==== Provided entries

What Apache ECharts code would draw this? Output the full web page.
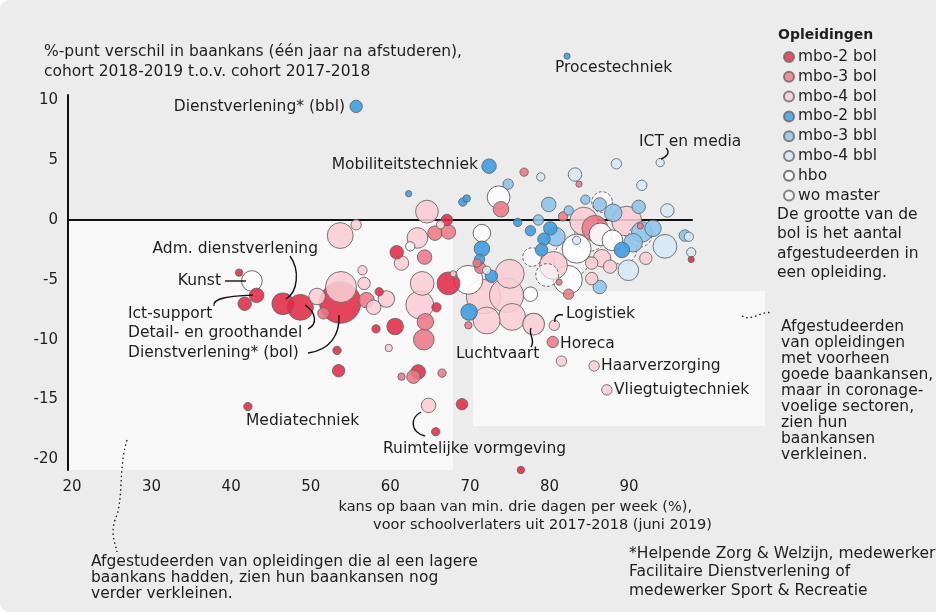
<!DOCTYPE html>
<html>
<head>
<meta charset="utf-8">
<script src="https://cdn.jsdelivr.net/npm/echarts@6/dist/echarts.min.js"></script>
<style>
html,body{margin:0;padding:0;background:#ffffff;}
#chart{width:936px;height:615px;}
</style>
</head>
<body>
<div id="chart"></div>
<script>
// ---------------- DATA ----------------
// each point: [kans op baan (%), verschil in baankans (%-punt), aantal afgestudeerden]
var mbo2Bol = [
  [41.0,-4.4,140],[43.2,-6.3,545],[41.7,-7.0,470],[46.5,-7.0,1225],[48.7,-7.3,1740],
  [53.7,-6.9,4450],[58.6,-6.0,180],[60.6,-8.9,710],[58.2,-9.1,180],[53.3,-10.9,180],
  [53.5,-12.6,400],[60.8,-2.7,470],[67.1,0.0,340],[67.3,-5.3,1345],[65.8,-7.3,225],
  [63.5,-12.7,545],[42.1,-15.6,180],[69.0,-15.4,340],[65.7,-17.7,180],[76.4,-20.9,140],
  [97.8,-3.3,100]
];
var mbo3Bol = [
  [76.8,4.0,180],[73.9,0.9,625],[83.7,3.0,100],[81.7,0.3,225],[85.7,-0.7,1740],
  [65.6,-1.1,545],[67.3,-1.0,545],[64.3,-3.1,545],[70.9,-3.6,180],[71.3,-4.0,340],
  [69.8,-8.8,140],[82.4,-6.2,280],[80.4,-10.2,340],[57.0,-6.7,625],[51.6,-7.8,340],
  [64.4,-8.5,710],[64.2,-10.0,1110],[62.9,-13.1,470],[61.4,-13.1,140],[66.5,-12.8,180],
  [68.0,-4.6,100],[81.2,-5.2,100],[91.4,-0.5,100]
];
var mbo4Bol = [
  [64.6,0.7,1345],[53.7,-1.3,1740],[55.7,-0.4,280],[63.4,-1.5,1110],[61.4,-3.6,545],
  [56.5,-4.2,225],[56.7,-5.3,400],[59.5,-6.6,710],[57.9,-7.3,545],[50.8,-6.4,710],
  [53.8,-5.6,2500],[59.8,-10.7,140],[64.0,-5.3,1470],[63.7,-7.1,2025],[67.9,-4.5,100],
  [71.7,-6.4,3025],[74.6,-6.3,3025],[75.0,-4.5,2180],[75.3,-8.1,1880],[72.1,-8.4,1880],
  [78.0,-8.7,1225],[80.6,-8.8,280],[81.5,-11.8,280],[85.6,-12.2,280],[87.2,-14.2,280],
  [64.8,-15.5,545],[80.5,-3.8,2025],[84.3,-0.1,2025],[89.7,-0.1,2335],[92.1,-3.2,400],
  [85.3,-3.6,400],[87.6,-3.9,470],[86.6,-3.2,800],[85.3,-4.9,400],[66.3,-0.4,180]
];
var mbo2Bbl = [
  [82.2,13.7,100],[55.7,9.5,400],[72.4,4.5,545],[62.3,2.2,100],[69.1,1.5,180],
  [69.6,1.8,140],[76.0,-0.2,180],[77.6,-0.9,280],[71.5,-2.4,625],[71.2,-3.3,280],
  [72.7,-4.7,400],[69.9,-7.7,710],[80.1,-0.7,470],[79.3,-1.6,400],[79.0,-2.5,400],
  [89.1,-2.5,625]
];
var mbo3Bbl = [
  [74.8,3.0,280],[79.9,1.3,545],[78.6,0.0,280],[80.8,-1.4,900],[84.5,1.7,225],
  [86.3,1.3,470],[88.0,0.6,800],[91.2,1.1,470],[91.6,-1.0,1110],[90.5,-1.9,900],
  [97.0,-1.3,340],[86.3,-5.6,470],[82.4,0.8,225],[93.0,-0.7,700]
];
var mbo4Bbl = [
  [93.9,4.8,180],[78.9,3.6,180],[83.2,3.8,470],[88.4,4.7,280],[91.6,2.9,280],
  [94.8,0.8,470],[94.5,-2.2,1470],[97.8,-2.7,225],[89.9,-4.2,1110],[83.4,-1.7,180],
  [97.5,-1.4,225],[72.1,-4.2,180]
];
var hbo = [
  [42.6,-5.1,1110],[73.6,1.9,1345],[71.5,-1.1,800],[69.8,-5.0,2180],[77.6,-6.2,545],
  [82.3,-5.0,2180],[83.4,-2.4,2180],[62.5,-2.2,225],[87.9,-1.7,1110],[86.4,-1.2,1345]
];
var woMaster = [
  [86.6,1.5,1110],[77.8,-3.1,900],[79.7,-4.6,1345],[85.1,-1.3,2500],[89.1,-2.5,2180],
  [82.8,-3.2,3400],[91.4,-1.3,1345]
];
var seriesNames = ['mbo-2 bol','mbo-3 bol','mbo-4 bol','mbo-2 bbl','mbo-3 bbl','mbo-4 bbl','hbo','wo master'];
var xTicks = [20,30,40,50,60,70,80,90];
var yTicks = [-20,-15,-10,-5,0,5,10];

// ---------------- STYLE ----------------
var FONT = '"DejaVu Sans", sans-serif';
var FS = 15.5;
var TXT = '#1e1e1e';
var groups = [mbo2Bol, mbo3Bol, mbo4Bol, mbo2Bbl, mbo3Bbl, mbo4Bbl, hbo, woMaster];
var fills = ['#e32a47','#ec7886','#f8cdd4','#3a9ce0','#8cc4ec','#d6e9f7','#ffffff','rgba(255,255,255,0.55)'];
var borders = ['#666','#666','#666','#666','#666','#666','#555','#666'];

var all = [];
groups.forEach(function(g, gi){
  g.forEach(function(p){
    all.push({
      value: p,
      name: seriesNames[gi],
      itemStyle: {
        color: fills[gi], borderColor: borders[gi], borderWidth: 1,
        borderType: gi === 7 ? [3,2] : 'solid',
        opacity: gi === 7 ? 1 : 0.88
      }
    });
  });
});
all.sort(function(a,b){ return b.value[2] - a.value[2]; });

var series = [{
  type: 'scatter', name: 'all', data: all, clip: false,
  symbolSize: function(d){ return 0.62 * Math.sqrt(d[2]); },
  emphasis: {disabled: true}, z: 5
}];
seriesNames.forEach(function(n, i){
  series.push({
    type: 'scatter', name: n, data: [],
    itemStyle: {color: fills[i], borderColor: borders[i], borderWidth: 1,
      borderType: i === 7 ? [2,2] : 'solid'}
  });
});

function txt(text, x, y, align, extra){
  var s = {text: text, x: x, y: y, align: align || 'left', verticalAlign: 'middle',
    font: FS + 'px ' + FONT, fill: TXT};
  if (extra) for (var k in extra) s[k] = extra[k];
  return {type: 'text', z: 100, silent: true, style: s};
}
function curve(x1,y1,cx1,cy1,cx2,cy2,x2,y2,dash){
  return {type: 'bezierCurve', z: 100, silent: true,
    shape: {x1:x1,y1:y1,cpx1:cx1,cpy1:cy1,cpx2:cx2,cpy2:cy2,x2:x2,y2:y2},
    style: {stroke: '#111', lineWidth: dash ? 1.3 : 1.4, fill: null, lineDash: dash ? [1.5,3] : null}};
}

var graphics = [
  {type:'rect', z:-100, silent:true, shape:{x:0,y:0,width:945,height:612,r:9}, style:{fill:'#ececec'}},
  {type:'rect', z:-90, silent:true, shape:{x:69,y:220,width:384,height:250}, style:{fill:'#f8f8f8'}},
  {type:'rect', z:-90, silent:true, shape:{x:473,y:291,width:292,height:135}, style:{fill:'#f8f8f8'}},
  txt('%-punt verschil in baankans (één jaar na afstuderen),\ncohort 2018-2019 t.o.v. cohort 2017-2018', 44, 62, 'left', {lineHeight: 20}),
  txt('kans op baan van min. drie dagen per week (%),', 692, 507, 'right', {font: '14.5px ' + FONT}),
  txt('voor schoolverlaters uit 2017-2018 (juni 2019)', 712, 525, 'right', {font: '14.5px ' + FONT}),
  txt('Opleidingen', 778, 35, 'left', {font: 'bold 14px ' + FONT}),
  txt('De grootte van de\nbol is het aantal\nafgestudeerden in\neen opleiding.', 777, 244, 'left', {lineHeight: 19.5}),
  txt('Afgestudeerden\nvan opleidingen\nmet voorheen\ngoede baankansen,\nmaar in coronage-\nvoelige sectoren,\nzien hun\nbaankansen\nverkleinen.', 781, 391, 'left', {lineHeight: 16}),
  txt('Afgestudeerden van opleidingen die al een lagere\nbaankans hadden, zien hun baankansen nog\nverder verkleinen.', 91, 578, 'left', {lineHeight: 16}),
  txt('*Helpende Zorg & Welzijn, medewerker\nFacilitaire Dienstverlening of\nmedewerker Sport & Recreatie', 629, 572, 'left', {lineHeight: 18.5}),
  // point labels
  txt('Procestechniek', 555, 68, 'left'),
  txt('Dienstverlening* (bbl)', 345, 107, 'right'),
  txt('ICT en media', 639, 142, 'left'),
  txt('Mobiliteitstechniek', 478, 165, 'right'),
  txt('Adm. dienstverlening', 318, 249, 'right'),
  txt('Kunst', 221, 281, 'right'),
  txt('Ict-support', 128, 314, 'left'),
  txt('Detail- en groothandel', 128, 333, 'left'),
  txt('Dienstverlening* (bol)', 128, 353, 'left'),
  txt('Mediatechniek', 246, 421, 'left'),
  txt('Ruimtelijke vormgeving', 383, 449, 'left'),
  txt('Luchtvaart', 456, 354, 'left'),
  txt('Logistiek', 566, 314, 'left'),
  txt('Horeca', 560, 344, 'left'),
  txt('Haarverzorging', 601, 366, 'left'),
  txt('Vliegtuigtechniek', 614, 390, 'left'),
  // leader lines
  curve(666,148, 670,152, 668,156, 661,159),
  curve(290,256, 300,270, 298,292, 286,299),
  {type:'polyline', z:100, silent:true, shape:{points:[[225,281],[246,281]]}, style:{stroke:'#111', lineWidth:1.4}},
  curve(214,306, 212,296, 240,296, 253,295),
  curve(308,329, 318,324, 316,312, 305,305),
  curve(308,353, 330,350, 340,335, 339,315),
  curve(421,412, 410,418, 410,432, 425,436),
  curve(531,328, 528,335, 536,340, 531,347),
  curve(555,322, 554,316, 558,314, 563,315),
  // dotted annotation lines
  curve(742,316, 752,322, 762,310, 772,313, true),
  curve(127,440, 118,470, 124,500, 115,520, true),
  curve(115,520, 110,535, 116,545, 117,552, true)
];

var option = {
  animation: false,
  textStyle: {fontFamily: FONT},
  grid: {left: 68, top: 95, width: 624, height: 375, containLabel: false},
  xAxis: {
    type: 'value', min: 19.5, max: 97.9,
    axisLine: {show: true, lineStyle: {color: '#111', width: 2}},
    axisTick: {show: false},
    splitLine: {show: false},
    axisLabel: {customValues: xTicks, fontSize: 15, color: TXT, margin: 10, fontFamily: FONT}
  },
  yAxis: {
    type: 'value', min: -20.9, max: 10.45,
    axisLine: {show: true, lineStyle: {color: '#111', width: 2}},
    axisTick: {show: false},
    splitLine: {show: false},
    axisLabel: {customValues: yTicks, fontSize: 15, color: TXT, margin: 10, fontFamily: FONT}
  },
  legend: {
    data: seriesNames, orient: 'vertical', left: 778, top: 44,
    itemWidth: 10, itemHeight: 10, itemGap: 3.8, icon: 'circle',
    textStyle: {fontSize: FS, color: TXT, fontFamily: FONT, padding: [0,0,0,-1]},
    selectedMode: false
  },
  graphic: graphics,
  series: series
};

var chart = echarts.init(document.getElementById('chart'), null, {renderer: 'canvas'});
chart.setOption(option);
</script>
</body>
</html>
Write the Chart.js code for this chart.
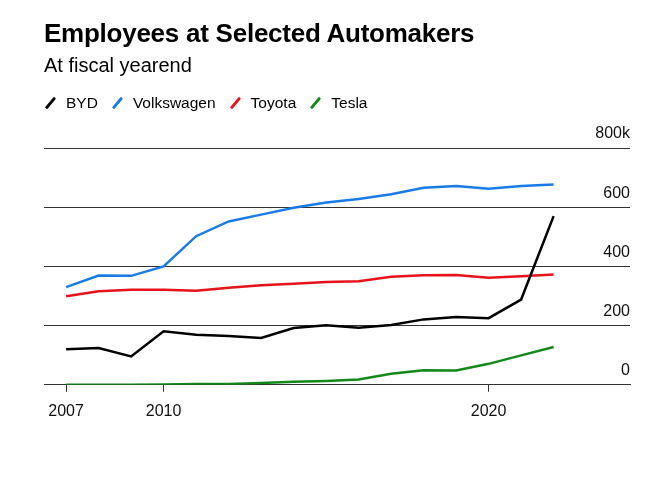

========

Work to do: In the entries above, find each line with the string "code" and copy it.

Response:
What Apache ECharts code would draw this? Output the full web page.
Write the Chart.js code for this chart.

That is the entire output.